Jules Renard (1864 bis 1910) gehört in die große, etwas obskure Truppe jener französischen Schriftsteller, die am Ende des neunzehnten Jahrhunderts auf einen unglaublichen Innovationsschub in Roman und Lyrik zurückblickten. Sie empfanden sich oft als Epigonen, sahen Erzählkunst und Lyrik in Erschöpfung und Krise, über die sie nicht konsequent hinauskamen. Sie führten fort oder experimentierten, und im besten Fall entstanden Werke, manchmal nur Passagen, die man als späte Blüten von Realismus, Naturalismus, Symbolismus sehen oder als erste avantgardistische Durchbrüche verstehen kann. Beides trifft auf Renard zu, der heute nur noch durch sein zum (mittlerweile ehemaligen) Schullektüre-Klassiker avanciertes Büchlein „Rotfuchs“ (1894) bekannt ist. Dabei lohnten seine durch Ravel vertonten „Histoires naturelles“ (Naturgeschichten, 1894) eine Wiederentdeckung.
In seinem erstmals 1925 bis 1927 in fünf Bänden postum (durch Henri Bachelin, nach einer Säuberung durch die Witwe) veröffentlichten Tagebuch zeigt sich Renard von seiner besten Seite. Anders, als man von einem Diaristen erwarten würde, berichtet er recht wenig von seinem Leben, auch wenn er ausführlich Zweifel und Selbstkritik entwickelt – Renard hält sich offenbar für gnadenlos faul. Ein Großteil der Einträge ist vielmehr Bildern und Überlegungen in Form von Aphorismen, Sentenzen, Miniaturen, Kleinstssays und ähnlichen kurzen Prosaformen gewidmet, die es Renard erlauben, Gedanken auf pointierte, überraschende, oft amüsante Weise zu formulieren, frei nach dem Motto: „Die flüchtige Idee beim Schopfe fassen und ihr die Nase auf dem Papier platt drücken.“ So notiert am 7. Mai 1891.

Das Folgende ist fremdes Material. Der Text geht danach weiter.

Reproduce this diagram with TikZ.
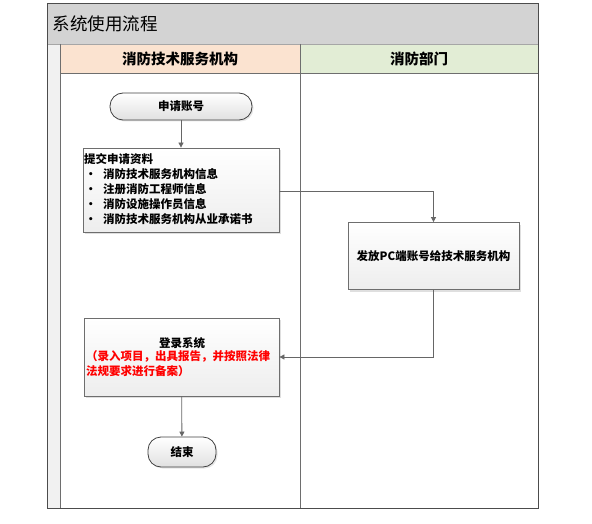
\documentclass[tikz,border=0pt]{standalone}
\usepackage{fontspec}
\setmainfont{Noto Sans CJK SC}
\usetikzlibrary{shadows,arrows.meta}
\definecolor{titlegray}{HTML}{D3D3D3}
\definecolor{framegray}{HTML}{6E6E6E}
\definecolor{peach}{HTML}{FBE3D0}
\definecolor{lgreen}{HTML}{E2EDD5}
\definecolor{stripgray}{HTML}{F1F1F1}
\definecolor{boxfill}{HTML}{F3F3F3}
\definecolor{redtxt}{HTML}{FF0000}
\tikzset{
  lane/.style={draw=framegray, line width=0.8pt},
  procbox/.style={draw=framegray, line width=0.8pt, top color=white, bottom color=boxfill!85!gray!60,
    drop shadow={opacity=0.25, shadow xshift=2pt, shadow yshift=-2pt}},
  pill/.style={draw=black!75, line width=0.8pt, rounded corners=13pt, top color=white, bottom color=black!12,
    drop shadow={opacity=0.2, shadow xshift=1.5pt, shadow yshift=-1.5pt}, font=\fontsize{11.5}{13}\selectfont\bfseries},
  conn/.style={draw=black!60, line width=0.8pt, -{Triangle[length=5pt,width=5pt]}},
}
\begin{document}
\begin{tikzpicture}[x=1pt,y=-1pt]
\useasboundingbox (0,0) rectangle (592,524);
% title bar
\fill[titlegray] (47,4) rectangle (538,44);
\node[anchor=west, font=\fontsize{17.5}{20}\selectfont] (title) at (49,24) {系统使用流程};
% left strip
\fill[stripgray] (47,44) rectangle (60,508);
% lane headers
\fill[peach] (60,44) rectangle (300,73);
\fill[lgreen] (300,44) rectangle (538,73);
\node[font=\fontsize{14.5}{16}\selectfont\bfseries] (h1) at (180,59) {消防技术服务机构};
\node[font=\fontsize{14.5}{16}\selectfont\bfseries] (h2) at (419,59) {消防部门};
% lane lines
\draw[lane, draw=black!35] (47,44) -- (538,44);
\draw[lane] (60,44) -- (60,508);
\draw[lane] (300,44) -- (300,508);
\draw[lane] (60,73) -- (538,73);
\draw[lane, draw=black!70, line width=1pt] (47,4) rectangle (538,508);
% nodes
\node[pill, minimum width=142pt, minimum height=27pt] (start) at (181,106.5) {申请账号};
\node[procbox, minimum width=196pt, minimum height=84pt] (submit) at (181,190) {};
\node[anchor=north west, align=left, inner sep=0pt, font=\fontsize{11.5}{15}\selectfont\bfseries] (submittxt) at (84,153)
  {提交申请资料\\
   \makebox[19pt][l]{\hspace{1pt}•}消防技术服务机构信息\\
   \makebox[19pt][l]{\hspace{1pt}•}注册消防工程师信息\\
   \makebox[19pt][l]{\hspace{1pt}•}消防设施操作员信息\\
   \makebox[19pt][l]{\hspace{1pt}•}消防技术服务机构从业承诺书};
\node[procbox, minimum width=171pt, minimum height=67pt, font=\fontsize{11.5}{13}\selectfont\bfseries] (issue) at (433.5,256) {发放PC端账号给技术服务机构};
\node[procbox, minimum width=195pt, minimum height=78pt] (login) at (181.5,357) {};
\node[font=\fontsize{11.5}{13}\selectfont\bfseries] (logintitle) at (182,343) {登录系统};
\node[anchor=north west, align=left, inner sep=0pt, text=redtxt, font=\fontsize{11.5}{14.5}\selectfont\bfseries] (logintxt) at (86,350.5)
  {（录入项目，出具报告，并按照法律\\法规要求进行备案）};
\node[pill, minimum width=68pt, minimum height=30pt] (end) at (182,452) {结束};
% connectors
\draw[conn] (start) -- (submit);
\draw[conn] (submit.east |- 0,191) -| (issue.north);
\draw[conn] (issue.south) |- (login.east |- 0,357);
\draw[conn] (login) -- (end);
\end{tikzpicture}
\end{document}
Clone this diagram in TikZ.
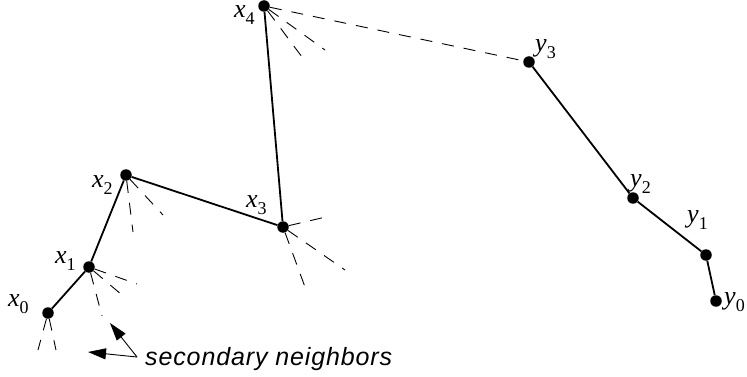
\documentclass[tikz,border=0pt]{standalone}
\usepackage{fontspec}
\setmainfont{Liberation Serif}
\setsansfont{Liberation Sans}
\usetikzlibrary{arrows.meta}
\newcommand\lbltxt[2]{\fontsize{26}{26}\selectfont\itshape #1\/\raisebox{-7pt}{\upshape\fontsize{18}{18}\selectfont #2}}
\begin{document}
\begin{tikzpicture}[x=1pt,y=-1pt,
  dot/.style={circle,fill=black,inner sep=0pt,minimum size=11.5pt},
  chain/.style={line width=1.8pt},
  ray/.style={line width=0.9pt,dash pattern=on 12pt off 10pt},
  lbl/.style={anchor=base west,inner sep=0pt},
  ptr/.style={line width=0.9pt,-{Triangle[length=18pt,width=11pt]}}]
\useasboundingbox (0,0) rectangle (747,377);
% points
\node[dot] (x0) at (48,313) {};
\node[dot] (x1) at (89,267) {};
\node[dot] (x2) at (126,175) {};
\node[dot] (x3) at (283,227) {};
\node[dot] (x4) at (264,6) {};
\node[dot] (y3) at (529,62) {};
\node[dot] (y2) at (633,198) {};
\node[dot] (y1) at (706,255) {};
\node[dot] (y0) at (716,301) {};
% solid chains
\draw[chain] (x0) -- (x1) -- (x2) -- (x3) -- (x4);
\draw[chain] (y3) -- (y2) -- (y1) -- (y0);
% dashed link
\draw[ray] (x4) -- (y3);
% fan ends
\coordinate (x4a) at (302,57);
\coordinate (x4b) at (325,50);
\coordinate (x3a) at (330,216);
\coordinate (x3b) at (345,270);
\coordinate (x3c) at (305,287);
\coordinate (x2a) at (133,232);
\coordinate (x2b) at (163,215);
\coordinate (x1a) at (137,284);
\coordinate (x1b) at (122,295);
\coordinate (x1c) at (102,316);
\coordinate (x0a) at (38,350);
\coordinate (x0b) at (56,350);
\foreach \s/\e in {x4/x4a,x4/x4b,x3/x3a,x3/x3b,x3/x3c,x2/x2a,x2/x2b,x1/x1a,x1/x1b,x1/x1c,x0/x0a,x0/x0b}
  \draw[ray] (\s) -- (\e);
% labels
\node[lbl] (lx0) at (8,306) {\lbltxt{x}{0}};
\node[lbl] (lx1) at (55,263) {\lbltxt{x}{1}};
\node[lbl] (lx2) at (92,187) {\lbltxt{x}{2}};
\node[lbl] (lx3) at (246,207) {\lbltxt{x}{3}};
\node[lbl] (lx4) at (234,18) {\lbltxt{x}{4}};
\node[lbl] (ly3) at (535,52) {\lbltxt{y}{3}};
\node[lbl] (ly2) at (630,186) {\lbltxt{y}{2}};
\node[lbl] (ly1) at (687,222) {\lbltxt{y}{1}};
\node[lbl] (ly0) at (724,304) {\lbltxt{y}{0}};
% secondary neighbors
\node[lbl] (sec) at (145,365) {\sffamily\itshape\fontsize{25}{25}\selectfont\addfontfeature{LetterSpace=3.5}secondary neighbors};
\coordinate (src) at (137,357);
\coordinate (t1) at (88,352);
\coordinate (t2) at (110,323);
\draw[ptr] (src) -- (t1);
\draw[ptr] (src) -- (t2);
\end{tikzpicture}
\end{document}
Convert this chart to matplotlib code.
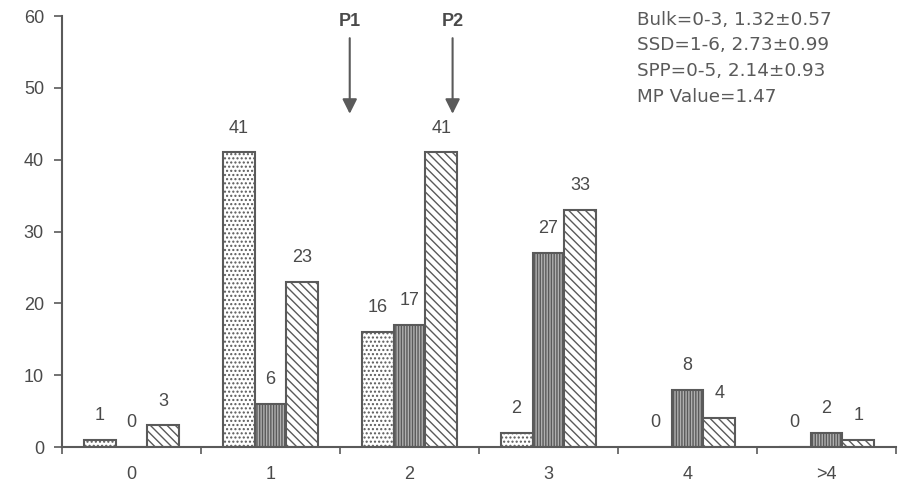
import numpy as np
import matplotlib
matplotlib.use("Agg")
import matplotlib.pyplot as plt

categories = ["0", "1", "2", "3", "4", ">4"]
bulk = [1, 41, 16, 2, 0, 0]
ssd = [0, 6, 17, 27, 8, 2]
spp = [3, 23, 41, 33, 4, 1]
info_lines = ["Bulk=0-3, 1.32\u00b10.57", "SSD=1-6, 2.73\u00b10.99",
              "SPP=0-5, 2.14\u00b10.93", "MP Value=1.47"]

grey = "#5a5a5a"
txt = "#4a4a4a"
plt.rcParams["hatch.linewidth"] = 1.0
plt.rcParams["font.family"] = ["Liberation Sans", "DejaVu Sans"]

fig = plt.figure(figsize=(8.99, 4.91), dpi=100)
ax = fig.add_axes([62 / 899, 1 - 447 / 491, (896 - 62) / 899, (447 - 16) / 491])

x = np.arange(len(categories))
w = 0.23
series = [(bulk, "....", "white"), (ssd, "||||||", "#b0b0b0"), (spp, "\\\\\\\\", "white")]
for k, (vals, hatch, fc) in enumerate(series):
    pos = x + (k - 1) * w
    ax.bar(pos, vals, width=w, facecolor=fc, edgecolor=grey, hatch=hatch, linewidth=1.5)
    for p, v in zip(pos, vals):
        ax.text(p, v + 2.2, str(v), ha="center", va="bottom", fontsize=13, color=txt)

ax.set_xlim(-0.5, 5.5)
ax.set_ylim(0, 60)
ax.set_yticks(range(0, 61, 10))
ax.set_xticks(np.arange(-0.5, 6.0, 1.0))
ax.set_xticklabels([])
ax.set_xticks(x, minor=True)
ax.set_xticklabels(categories, minor=True)
ax.tick_params(axis="x", which="minor", length=0, pad=14, labelsize=13, labelcolor=txt)
ax.tick_params(axis="x", which="major", length=5, color=grey, width=1.2)
ax.tick_params(axis="y", length=6, color=grey, width=1.2, pad=7, labelsize=13, labelcolor=txt)
for s in ["top", "right"]:
    ax.spines[s].set_visible(False)
for s in ["left", "bottom"]:
    ax.spines[s].set_color(grey)
    ax.spines[s].set_linewidth(1.5)

# P1 / P2 arrows
for label, xp in [("P1", 1.57), ("P2", 2.31)]:
    ax.annotate("", xy=(xp, 46.0), xytext=(xp, 57.3),
                arrowprops=dict(arrowstyle="-|>", color=grey, lw=1.5, mutation_scale=22))
    ax.text(xp, 58.0, label, ha="center", va="bottom", fontsize=13,
            fontweight="bold", color=txt)

for i, line in enumerate(info_lines):
    fig.text(637 / 899, 1 - (20 + i * 25.5) / 491, line, ha="left", va="center",
             fontsize=13.2, color="#5a5a5a", family="DejaVu Sans")

fig.savefig("out.png", dpi=100)
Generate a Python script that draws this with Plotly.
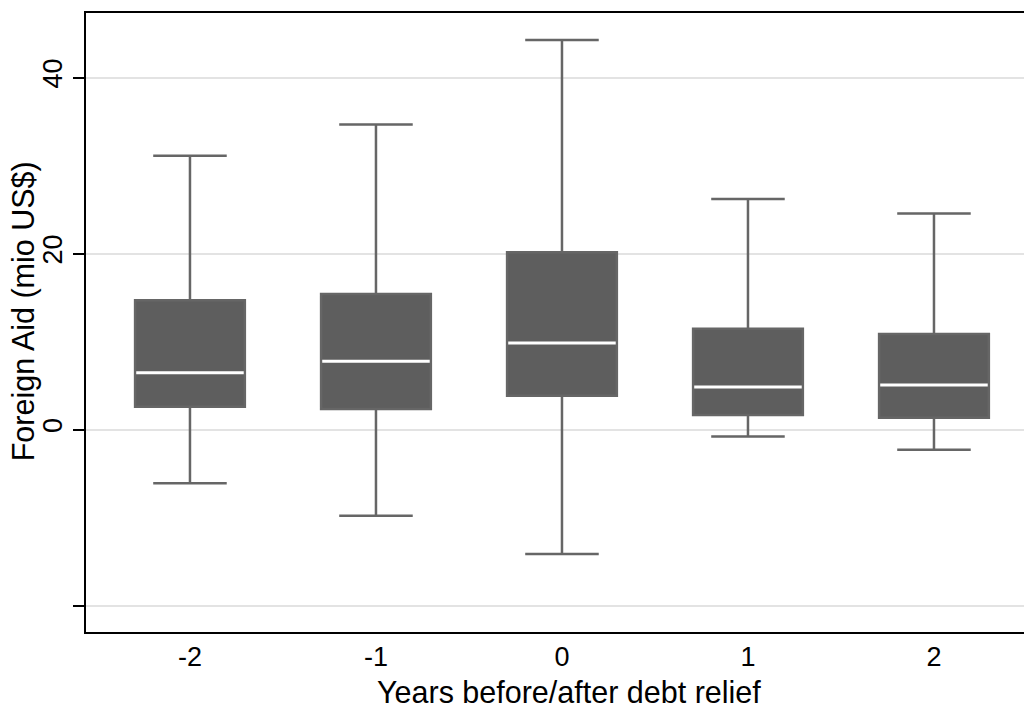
import plotly.graph_objects as go

# Foreign aid distribution around the debt relief year
years = [-2, -1, 0, 1, 2]
lower_whisker = [-6.1, -9.8, -14.15, -0.8, -2.3]
q1 = [2.6, 2.35, 3.85, 1.65, 1.35]
median = [6.45, 7.75, 9.85, 4.85, 5.05]
q3 = [14.7, 15.4, 20.15, 11.45, 10.85]
upper_whisker = [31.1, 34.65, 44.25, 26.2, 24.55]

y_ticks = [-20, 0, 20, 40]
y_tick_labels = ["", "0", "20", "40"]

x_title = "Years before/after debt relief"
y_title = "Foreign Aid (mio US$)"

FONT = "Liberation Sans, Arial, Helvetica, sans-serif"
BOX_W = 0.59

fig = go.Figure()

# Boxes with whiskers
fig.add_trace(go.Box(
    x=years, q1=q1, median=median, q3=q3,
    lowerfence=lower_whisker, upperfence=upper_whisker,
    width=BOX_W, whiskerwidth=0.67,
    fillcolor="#5e5e5e",
    line=dict(color="#666666", width=2.5),
    boxpoints=False, hoverinfo="skip", showlegend=False,
))

# White median bars drawn on top of each box
fig.add_trace(go.Box(
    x=years, q1=median, median=median, q3=median,
    lowerfence=median, upperfence=median,
    width=BOX_W - 0.012, whiskerwidth=0,
    fillcolor="white",
    line=dict(color="white", width=3),
    boxpoints=False, hoverinfo="skip", showlegend=False,
))

# Axis titles placed as annotations relative to the plot area
fig.add_annotation(text=x_title, xref="paper", yref="paper",
                   x=0.515, y=-0.097, xanchor="center", yanchor="middle",
                   showarrow=False, font=dict(size=30.5))
fig.add_annotation(text=y_title, xref="paper", yref="paper",
                   x=-0.0672, y=0.518, xanchor="center", yanchor="middle",
                   textangle=-90, showarrow=False, font=dict(size=30.5))

fig.update_layout(
    width=1024, height=708,
    margin=dict(l=86, r=0, t=13, b=76),
    paper_bgcolor="white", plot_bgcolor="white",
    boxmode="overlay",
    font=dict(family=FONT, size=26, color="black"),
    xaxis=dict(
        range=[-2.559, 2.484],
        tickmode="array", tickvals=years, ticktext=[str(v) for v in years],
        ticks="", showgrid=False, zeroline=False,
        showline=True, linecolor="black", linewidth=2, mirror=True,
        ticklabelstandoff=0,
        tickfont=dict(size=27),
    ),
    yaxis=dict(
        range=[-23.0, 47.33],
        tickmode="array", tickvals=y_ticks, ticktext=y_tick_labels,
        ticks="outside", ticklen=11, tickwidth=2, tickcolor="black",
        tickangle=-90,
        showgrid=True, gridcolor="#e3e3e3", gridwidth=2,
        zeroline=False,
        showline=True, linecolor="black", linewidth=2, mirror=False,
        tickfont=dict(size=27),
    ),
)

fig.write_html("out.html")
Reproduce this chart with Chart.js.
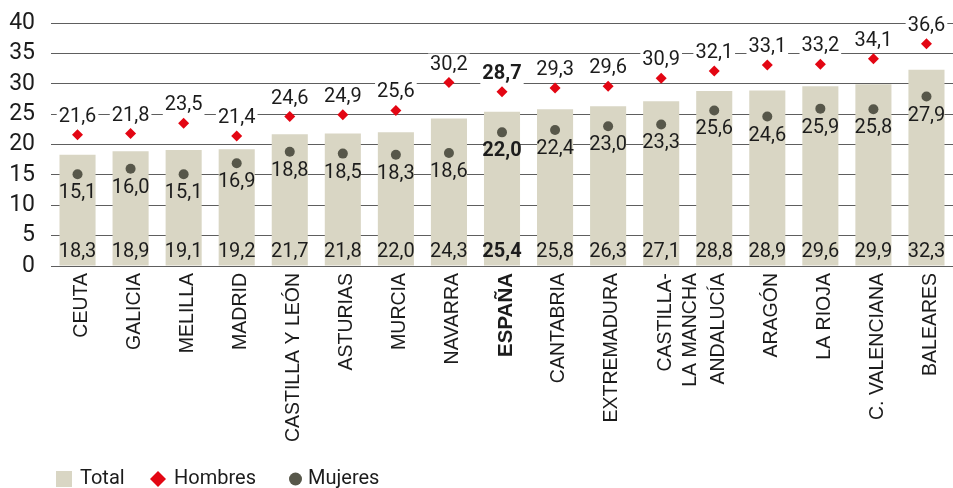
<!DOCTYPE html>
<html lang="es">
<head>
<meta charset="utf-8">
<script src="https://cdn.jsdelivr.net/npm/chart.js@4/dist/chart.umd.min.js"></script>
<style>
  html, body { margin: 0; padding: 0; background: #ffffff; }
  #wrap { width: 953px; height: 488px; position: relative; }
</style>
</head>
<body>
<div id="wrap"><canvas id="chart" width="953" height="488"></canvas></div>
<script>
// Comunidades autónomas, ordered by total
const regiones = [
  'CEUTA', 'GALICIA', 'MELILLA', 'MADRID', 'CASTILLA Y LEÓN', 'ASTURIAS', 'MURCIA',
  'NAVARRA', 'ESPAÑA', 'CANTABRIA', 'EXTREMADURA', ['CASTILLA-', 'LA MANCHA'],
  'ANDALUCÍA', 'ARAGÓN', 'LA RIOJA', 'C. VALENCIANA', 'BALEARES'
];
const total    = [18.3, 18.9, 19.1, 19.2, 21.7, 21.8, 22.0, 24.3, 25.4, 25.8, 26.3, 27.1, 28.8, 28.9, 29.6, 29.9, 32.3];
const hombres  = [21.6, 21.8, 23.5, 21.4, 24.6, 24.9, 25.6, 30.2, 28.7, 29.3, 29.6, 30.9, 32.1, 33.1, 33.2, 34.1, 36.6];
const mujeres  = [15.1, 16.0, 15.1, 16.9, 18.8, 18.5, 18.3, 18.6, 22.0, 22.4, 23.0, 23.3, 25.6, 24.6, 25.9, 25.8, 27.9];
const yTicks   = [0, 5, 10, 15, 20, 25, 30, 35, 40];
const destacado = 'ESPAÑA';

const COL_TOTAL = '#d9d6c4';
const COL_HOMBRES = '#e30613';
const COL_MUJERES = '#57574a';
const COL_TEXT = '#1c1c1c';
const NUM_FONT = 'Roboto, "Liberation Sans", sans-serif';
const LAB_FONT = '"Liberation Sans", Arial, sans-serif';

const fmt = v => v.toFixed(1).replace('.', ',');
const isHighlight = i => regiones[i] === destacado;

// Value labels: totals at the foot of each bar, men above the diamond, women below the dot
const valueLabels = {
  id: 'valueLabels',
  afterDatasetsDraw(chart) {
    const ctx = chart.ctx;
    const area = chart.chartArea;
    const metaT = chart.getDatasetMeta(0);
    const metaH = chart.getDatasetMeta(1);
    const metaM = chart.getDatasetMeta(2);
    ctx.save();
    ctx.textAlign = 'center';
    ctx.textBaseline = 'middle';
    for (let i = 0; i < regiones.length; i++) {
      const bold = isHighlight(i) ? 'bold ' : '';
      ctx.font = bold + '20px ' + NUM_FONT;

      // total
      const bt = metaT.data[i];
      ctx.fillStyle = COL_TEXT;
      ctx.fillText(fmt(total[i]), bt.x, area.bottom - 14);

      // hombres, on a white box
      const ph = metaH.data[i];
      const th = fmt(hombres[i]);
      const wh = ctx.measureText(th).width;
      const yh = ph.y - 18;
      ctx.fillStyle = '#ffffff';
      ctx.fillRect(ph.x - wh / 2 - 2, yh - 11, wh + 4, 22);
      ctx.fillStyle = COL_TEXT;
      ctx.fillText(th, ph.x, yh);

      // mujeres
      const pm = metaM.data[i];
      ctx.fillText(fmt(mujeres[i]), pm.x, pm.y + 19);
    }
    ctx.restore();
  }
};

// Legend row along the bottom edge
const legendRow = {
  id: 'legendRow',
  afterDraw(chart) {
    const ctx = chart.ctx;
    const y = 479;
    ctx.save();
    ctx.font = '20px ' + NUM_FONT;
    ctx.textBaseline = 'middle';
    ctx.textAlign = 'left';

    ctx.fillStyle = chart.data.datasets[0].backgroundColor;
    ctx.fillRect(56, y - 8, 16, 16);
    ctx.fillStyle = COL_TEXT;
    ctx.fillText(chart.data.datasets[0].label, 80, y);

    ctx.fillStyle = chart.data.datasets[1].backgroundColor;
    ctx.beginPath();
    ctx.moveTo(150, y); ctx.lineTo(158, y - 8); ctx.lineTo(166, y); ctx.lineTo(158, y + 8);
    ctx.closePath(); ctx.fill();
    ctx.fillStyle = COL_TEXT;
    ctx.fillText(chart.data.datasets[1].label, 174, y);

    ctx.fillStyle = chart.data.datasets[2].backgroundColor;
    ctx.beginPath();
    ctx.arc(295.5, y, 6.5, 0, Math.PI * 2);
    ctx.fill();
    ctx.fillStyle = COL_TEXT;
    ctx.fillText(chart.data.datasets[2].label, 308, y);
    ctx.restore();
  }
};

new Chart(document.getElementById('chart'), {
  data: {
    labels: regiones,
    datasets: [
      {
        type: 'bar',
        label: 'Total',
        data: total,
        backgroundColor: COL_TOTAL,
        barPercentage: 0.68,
        categoryPercentage: 1,
        order: 3
      },
      {
        type: 'line',
        label: 'Hombres',
        data: hombres,
        showLine: false,
        pointStyle: 'rectRot',
        pointRadius: 5.5,
        pointBorderWidth: 0,
        backgroundColor: COL_HOMBRES,
        borderColor: COL_HOMBRES,
        order: 1
      },
      {
        type: 'line',
        label: 'Mujeres',
        data: mujeres,
        showLine: false,
        pointStyle: 'circle',
        pointRadius: 5,
        pointBorderWidth: 0,
        backgroundColor: COL_MUJERES,
        borderColor: COL_MUJERES,
        order: 2
      }
    ]
  },
  options: {
    responsive: false,
    animation: false,
    devicePixelRatio: 1,
    layout: { autoPadding: false, padding: { top: 23, right: 0, left: 0, bottom: 0 } },
    plugins: {
      legend: { display: false },
      tooltip: { enabled: false }
    },
    scales: {
      x: {
        grid: { display: false, drawTicks: false },
        border: { display: false },
        ticks: {
          autoSkip: false,
          maxRotation: 90,
          minRotation: 90,
          padding: 7,
          labelOffset: 4,
          color: COL_TEXT,
          font: ctx => ({
            family: LAB_FONT,
            size: isHighlight(ctx.index) ? 20.5 : 19.5,
            weight: isHighlight(ctx.index) ? 'bold' : 'normal',
            lineHeight: 1.3
          })
        },
        afterFit(scale) {
          scale.height = 222;
          scale.paddingLeft = 0;
          scale.paddingRight = 0;
        }
      },
      y: {
        min: 0,
        max: 40,
        afterBuildTicks(scale) { scale.ticks = yTicks.map(v => ({ value: v })); },
        grid: { color: '#5e5e5e', lineWidth: 1, drawTicks: false },
        border: { display: false },
        ticks: {
          autoSkip: false,
          padding: 16,
          color: COL_TEXT,
          font: { family: NUM_FONT, size: 23, lineHeight: 0.4 }
        },
        afterFit(scale) { scale.width = 51; }
      }
    }
  },
  plugins: [valueLabels, legendRow]
});
</script>
</body>
</html>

Themen sind die Natur, Landschaftsbilder – „Am Himmel eine kleine Wolke wie eine verirrte Gans“ (13. Juni 1897) –, Flora und Fauna, besonders jedoch das Gesellschaftsleben. Renard, der vom Vermögen seiner Frau lebt, hat sich in den Neunzigerjahren des neunzehnten Jahrhunderts einen Namen als Schriftsteller gemacht, erringt dann Anerkennung in Form von Ehrenlegion und Mitgliedschaft in der Jury des kurz zuvor gegründeten Prix Goncourt. Obwohl er später eine Lokalpolitikerlaufbahn in der Provinz einschlägt, kennt er das Pariser Milieu und kommt häufig auf Kollegen zu sprechen, etwa auf Barrès, Blum, die Daudets, Gide, Mallarmé, Rostand, Schwob, Zola. Oder auf Maler – eindrücklich die Zeilen zu Toulouse-Lautrec. Mit George Sand („die bretonische Kuh der Literatur“) und Cézanne („Zimmermann der Farbe“) muss man Mitleid haben, ebenso mit Alfred Jarry, den er für kindisch hält, obwohl er Renards Interesse für Radfahren und Jagd teilt; viele andere werden zumindest vordergründig gut behandelt. Es berühren Renards andauernde Liebe zu seiner Frau und sein Umgang mit dem eigenen frühen Altern.